What I'm Reading: Bryan Sacks
December 12, 2012
Outside of teaching for the Department of English and Philosophy, Drexel adjunct teaching professor Bryan Sacks has an interest in the role of communications media in enabling, constraining, legitimizing and delegitimizing various kinds of political expression.
Sacks is currently reading, The End of Capitalism (As We Know It): A Feminist Critique of Political Economy, by J.K. Gibson-Graham. The "author" here is actually two female authors, writing as one single author—a notion that itself presents a controversial argument for imagining alternative economies.
Why did you choose this book? What is it about?
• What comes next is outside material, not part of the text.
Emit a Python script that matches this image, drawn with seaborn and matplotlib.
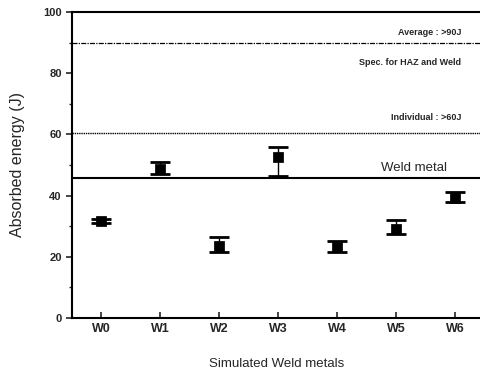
"""Absorbed energy of simulated weld metals with spec limits."""

import matplotlib

matplotlib.use("Agg")
import matplotlib.pyplot as plt
import pandas as pd
import seaborn as sns
from matplotlib.ticker import MultipleLocator

SAMPLES = ["W0", "W1", "W2", "W3", "W4", "W5", "W6"]
ENERGY = [31.7, 48.7, 23.5, 52.5, 23.3, 29.0, 39.3]
ERR_LOW = [0.6, 1.8, 1.9, 6.1, 1.7, 1.5, 1.3]
ERR_HIGH = [0.6, 2.1, 3.1, 3.5, 1.9, 3.0, 1.7]

AVERAGE_SPEC = 90
INDIVIDUAL_SPEC = 60.3
WELD_METAL = 45.7


def main() -> None:
    sns.set_style("ticks")
    plt.rcParams["font.family"] = ["Liberation Sans", "DejaVu Sans"]

    df = pd.DataFrame({"sample": SAMPLES, "energy": ENERGY})
    df["x"] = range(len(SAMPLES))

    fig = plt.figure(figsize=(4.81, 3.74), dpi=100)
    ax = fig.add_axes([0.15, 0.15, 0.85, 0.818])

    ax.errorbar(df["x"], df["energy"], yerr=[ERR_LOW, ERR_HIGH], fmt="none",
                ecolor="black", elinewidth=1.0, capsize=7, capthick=2, zorder=3)
    sns.scatterplot(data=df, x="x", y="energy", marker="s", s=45, color="black",
                    edgecolor="black", ax=ax, zorder=4)

    ax.axhline(AVERAGE_SPEC, color="black", lw=0.9, ls=(0, (4, 1, 1, 1)))
    ax.axhline(INDIVIDUAL_SPEC, color="black", lw=1.0, ls=(0, (1, 0.6)))
    ax.axhline(WELD_METAL, color="black", lw=1.5, ls="-")

    ax.text(6.1, 93.2, "Average : >90J", ha="right", va="center", fontsize=6.5,
            fontweight="bold")
    ax.text(6.1, 83.6, "Spec. for HAZ and Weld", ha="right", va="center",
            fontsize=6.5, fontweight="bold")
    ax.text(6.1, 65.4, "Individual : >60J", ha="right", va="center", fontsize=6.5,
            fontweight="bold")
    ax.text(5.3, 49.0, "Weld metal", ha="center", va="center", fontsize=9.5)

    ax.set_xlim(-0.49, 6.44)
    ax.set_ylim(0, 100)
    ax.set_xticks(df["x"], SAMPLES)
    ax.yaxis.set_major_locator(MultipleLocator(20))
    ax.yaxis.set_minor_locator(MultipleLocator(10))
    ax.tick_params(axis="y", which="major", direction="out", length=4, width=1.2,
                   labelsize=8)
    ax.tick_params(axis="y", which="minor", direction="out", length=2, width=1)
    ax.tick_params(axis="x", direction="in", length=4, width=1.2, labelsize=9)
    for label in ax.get_yticklabels() + ax.get_xticklabels():
        label.set_fontweight("bold")

    ax.set_xlabel("Simulated Weld metals", fontsize=9.5, labelpad=17)
    ax.set_ylabel("Absorbed energy (J)", fontsize=11.5, labelpad=13)

    for side in ["left", "bottom", "top"]:
        ax.spines[side].set_linewidth(1.5)
        ax.spines[side].set_color("black")
    ax.spines["right"].set_visible(False)

    fig.savefig("out.png", dpi=100)
    plt.close(fig)


if __name__ == "__main__":
    main()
This book was part of a syllabus of a class in the history of the development of capitalism I had taken. I found this book particularly interesting and wanted to go back for another look. The approach the author takes is highly provocative. It asks us to consider whether the opponents of capitalism and their critiques have paradoxically helped inflate the idea of capitalism to the point where it seems all powerful, inevitably dominant and all-encompassing, and therefore very hard to think about superseding or overcoming.
What is it about this book that you find particularly enjoyable or important?
I enjoy thinking about the relationship between material reality and the discourses we use to describe it. Not only how it’s understood but also that reality gets reproduced and how that reality unfolds, if you will, into the future. So, in thinking about reality it is not simply a matter of mirroring but rather representing— it’s an active process thinking of construction of the world, and that active process of constructing the world in discourse has real and important consequences for how we engage with the future. This book understands that very well.
Has it lived up to your expectations?
Absolutely, I expected it to be challenging, provocative and intellectually stimulating. And it certainly has been. I also expected it to be frustrating because I find myself in agreement with much of what the authors say and yet I also find myself questioning whether or not the central claim that they are making is really only getting at one version of that claim.
Is there a quote or passage that you find particularly enjoyable?
“It is the way capitalism has been “thought” that has made it so difficult for people to imagine its supersession.”